A ha! The People Are On To You, David Cameron!

>> Tuesday, October 06, 2009

You're damned fortunate that they're dead tired of the Labour Government.

I have had the misfortune of experiencing the first couple weeks of teaching term, which means I've been working more than the standard five hours per week that we expect as academics. On top of these torturous demands on my valuable time, I have received considerable reward and pleasure in my role as accidental head of department, as we adjust to the wholesale restructuring that my institution of higher learning has implemented over the summer. Blogging has been an optional extra the past week or so.

It's party conference season here in the UK. While I normally only pay passing attention to these, this year does matter, as it's the last year before the next general election, due no later than early June. Two weeks ago were the Lib Dems, last week the rotting corpse of Labour, and this week, the New Conservatives.

Or not? As I suspected, the attraction to the Conservatives appears to have a lot more to do with dissatisfaction with Brown and the Labour Government than it does with what the Tories have to offer. Indeed, only 28% believe that the Tories have really changed and / or modernized under David Cameron. This explains why Cameron's brand identity is stronger than his party.

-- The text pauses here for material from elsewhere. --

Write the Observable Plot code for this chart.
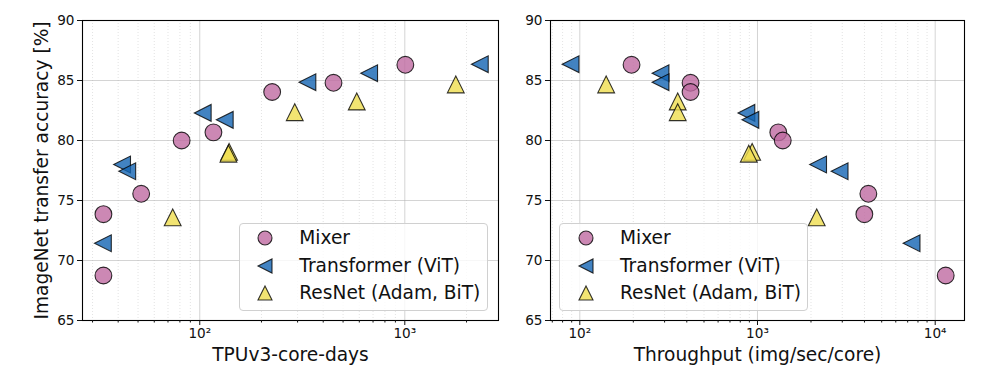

They key point is in this (muddled and error-prone) paragraph:

Only 19 per cent are satisfied with the Labour Government, down from 25 per cent last December. By contrast, 42 per cent are now dissatisfied with Labour and would rather have a Conservative government, up from 35 per cent. In the middle are 31 per cent (up from 25 per cent) who are dissatisfied with Labour and would rather have a Tory government but do not want a Tory government. So, while 73 per cent are dissatisfied with Labour, 50 per cent would still prefer a Labour Government and 42 per cent a Tory one. This suggests that many Liberal Democrats and supporters of other parties would still prefer Labour to the Tories.
When interpreted correctly with my corrections, this would appear to afford an opening for Labour to, while not win, at least not be wiped off the electoral map. They should play the "wasted vote" card with Lib Dem supporters in marginal seats, and attempt to assuage the concerns of the nationalists (Plaid Cymru, the SNP), though I would not hold out much hope for this. Even so, while 42% is roughly the natural ceiling for Conservative support over the past couple of generations, 42% will readily translate into a stable parliamentary majority.

Positive for Labour is that they are favored to the Tories on a number of issues, such as spreading the inevitable budget cuts fairly and protecting "front line" government services from these cuts. However, Brown trails Cameron on the same measures.

If only Labour had ditched Brown for Alan Johnson, it would have definitely, rather than possibly, fought off doom.